Code that draws figures
## start
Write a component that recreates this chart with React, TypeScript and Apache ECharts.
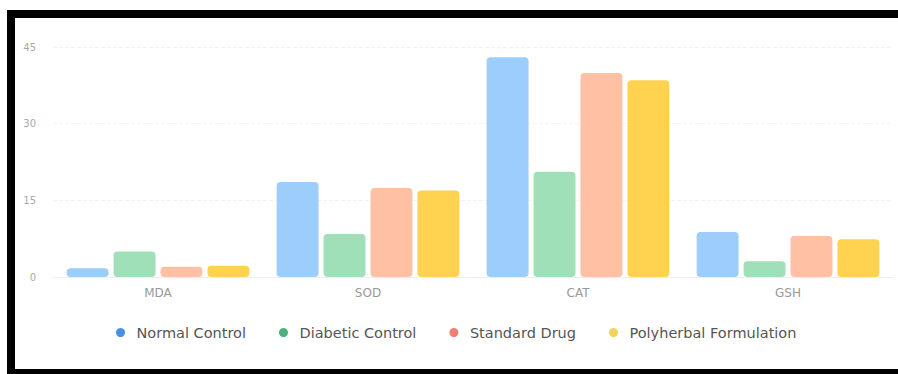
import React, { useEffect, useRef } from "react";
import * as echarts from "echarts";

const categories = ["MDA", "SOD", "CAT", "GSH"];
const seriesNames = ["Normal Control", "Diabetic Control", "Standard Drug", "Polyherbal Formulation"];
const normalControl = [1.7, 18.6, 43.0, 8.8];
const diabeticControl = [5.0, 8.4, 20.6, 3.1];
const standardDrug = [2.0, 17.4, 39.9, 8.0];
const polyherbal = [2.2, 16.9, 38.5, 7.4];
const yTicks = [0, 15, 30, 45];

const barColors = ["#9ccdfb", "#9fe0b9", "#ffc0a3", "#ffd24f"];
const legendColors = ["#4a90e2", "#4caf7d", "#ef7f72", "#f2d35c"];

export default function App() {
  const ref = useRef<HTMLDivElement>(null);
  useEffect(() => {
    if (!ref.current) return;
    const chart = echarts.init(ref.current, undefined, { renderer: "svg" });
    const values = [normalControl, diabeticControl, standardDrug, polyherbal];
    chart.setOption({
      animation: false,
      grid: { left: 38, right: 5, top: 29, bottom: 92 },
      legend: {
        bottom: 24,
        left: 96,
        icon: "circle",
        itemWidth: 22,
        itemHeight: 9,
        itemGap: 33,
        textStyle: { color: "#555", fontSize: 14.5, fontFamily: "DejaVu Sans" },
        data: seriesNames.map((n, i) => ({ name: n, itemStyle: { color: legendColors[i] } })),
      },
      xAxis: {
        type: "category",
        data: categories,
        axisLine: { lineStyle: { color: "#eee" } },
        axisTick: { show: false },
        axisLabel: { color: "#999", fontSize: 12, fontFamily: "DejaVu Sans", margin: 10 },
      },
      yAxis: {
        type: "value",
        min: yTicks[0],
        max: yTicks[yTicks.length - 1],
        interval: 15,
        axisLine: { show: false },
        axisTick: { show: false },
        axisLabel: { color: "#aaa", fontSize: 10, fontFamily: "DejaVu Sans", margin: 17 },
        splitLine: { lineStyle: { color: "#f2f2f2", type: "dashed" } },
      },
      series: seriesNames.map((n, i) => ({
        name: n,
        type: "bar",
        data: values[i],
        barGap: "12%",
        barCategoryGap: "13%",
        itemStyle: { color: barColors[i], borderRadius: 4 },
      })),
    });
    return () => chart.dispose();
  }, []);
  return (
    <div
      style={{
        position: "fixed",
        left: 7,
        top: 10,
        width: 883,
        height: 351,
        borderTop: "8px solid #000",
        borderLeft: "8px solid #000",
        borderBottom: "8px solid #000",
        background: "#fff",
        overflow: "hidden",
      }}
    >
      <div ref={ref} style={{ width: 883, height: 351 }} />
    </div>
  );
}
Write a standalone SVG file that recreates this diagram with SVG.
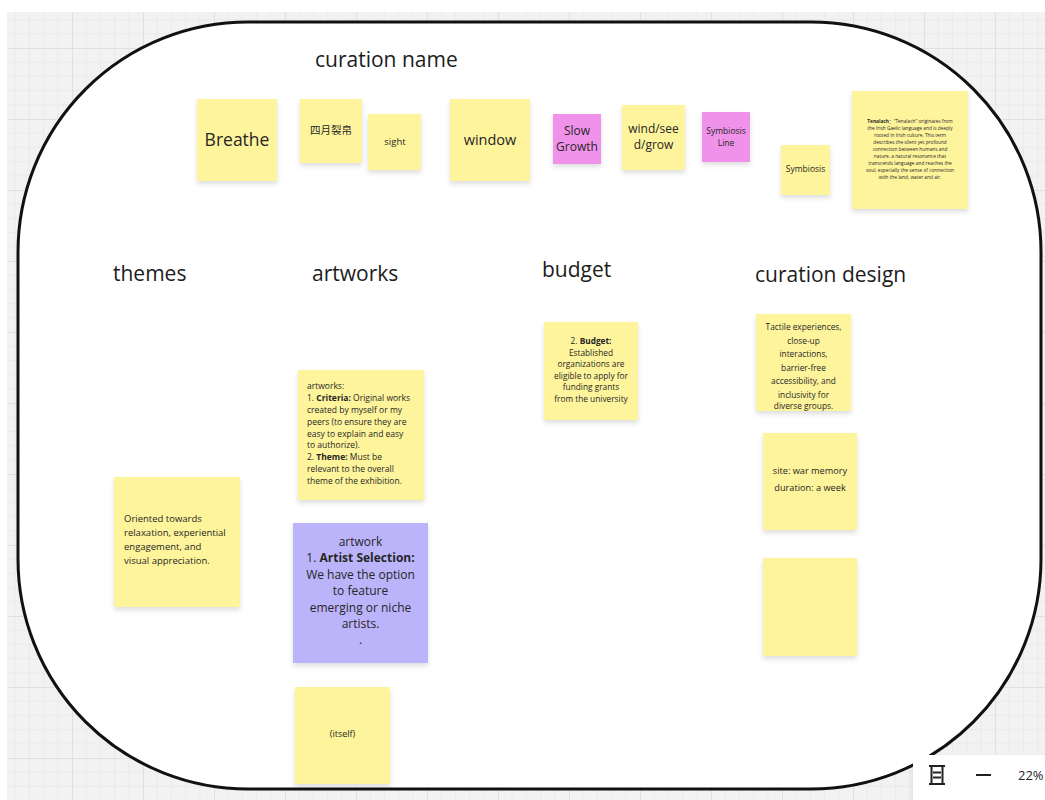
## end
--- CHALLENGE ---
Each entry above is to be written out again unchanged, apart from the pictures, which are left out.

--- OUTPUT FOR THIS TASK ---
Write a component that recreates this chart with React, TypeScript and Apache ECharts.
import React, { useEffect, useRef } from "react";
import * as echarts from "echarts";

const categories = ["MDA", "SOD", "CAT", "GSH"];
const seriesNames = ["Normal Control", "Diabetic Control", "Standard Drug", "Polyherbal Formulation"];
const normalControl = [1.7, 18.6, 43.0, 8.8];
const diabeticControl = [5.0, 8.4, 20.6, 3.1];
const standardDrug = [2.0, 17.4, 39.9, 8.0];
const polyherbal = [2.2, 16.9, 38.5, 7.4];
const yTicks = [0, 15, 30, 45];

const barColors = ["#9ccdfb", "#9fe0b9", "#ffc0a3", "#ffd24f"];
const legendColors = ["#4a90e2", "#4caf7d", "#ef7f72", "#f2d35c"];

export default function App() {
  const ref = useRef<HTMLDivElement>(null);
  useEffect(() => {
    if (!ref.current) return;
    const chart = echarts.init(ref.current, undefined, { renderer: "svg" });
    const values = [normalControl, diabeticControl, standardDrug, polyherbal];
    chart.setOption({
      animation: false,
      grid: { left: 38, right: 5, top: 29, bottom: 92 },
      legend: {
        bottom: 24,
        left: 96,
        icon: "circle",
        itemWidth: 22,
        itemHeight: 9,
        itemGap: 33,
        textStyle: { color: "#555", fontSize: 14.5, fontFamily: "DejaVu Sans" },
        data: seriesNames.map((n, i) => ({ name: n, itemStyle: { color: legendColors[i] } })),
      },
      xAxis: {
        type: "category",
        data: categories,
        axisLine: { lineStyle: { color: "#eee" } },
        axisTick: { show: false },
        axisLabel: { color: "#999", fontSize: 12, fontFamily: "DejaVu Sans", margin: 10 },
      },
      yAxis: {
        type: "value",
        min: yTicks[0],
        max: yTicks[yTicks.length - 1],
        interval: 15,
        axisLine: { show: false },
        axisTick: { show: false },
        axisLabel: { color: "#aaa", fontSize: 10, fontFamily: "DejaVu Sans", margin: 17 },
        splitLine: { lineStyle: { color: "#f2f2f2", type: "dashed" } },
      },
      series: seriesNames.map((n, i) => ({
        name: n,
        type: "bar",
        data: values[i],
        barGap: "12%",
        barCategoryGap: "13%",
        itemStyle: { color: barColors[i], borderRadius: 4 },
      })),
    });
    return () => chart.dispose();
  }, []);
  return (
    <div
      style={{
        position: "fixed",
        left: 7,
        top: 10,
        width: 883,
        height: 351,
        borderTop: "8px solid #000",
        borderLeft: "8px solid #000",
        borderBottom: "8px solid #000",
        background: "#fff",
        overflow: "hidden",
      }}
    >
      <div ref={ref} style={{ width: 883, height: 351 }} />
    </div>
  );
}
Write a standalone SVG file that recreates this diagram with SVG.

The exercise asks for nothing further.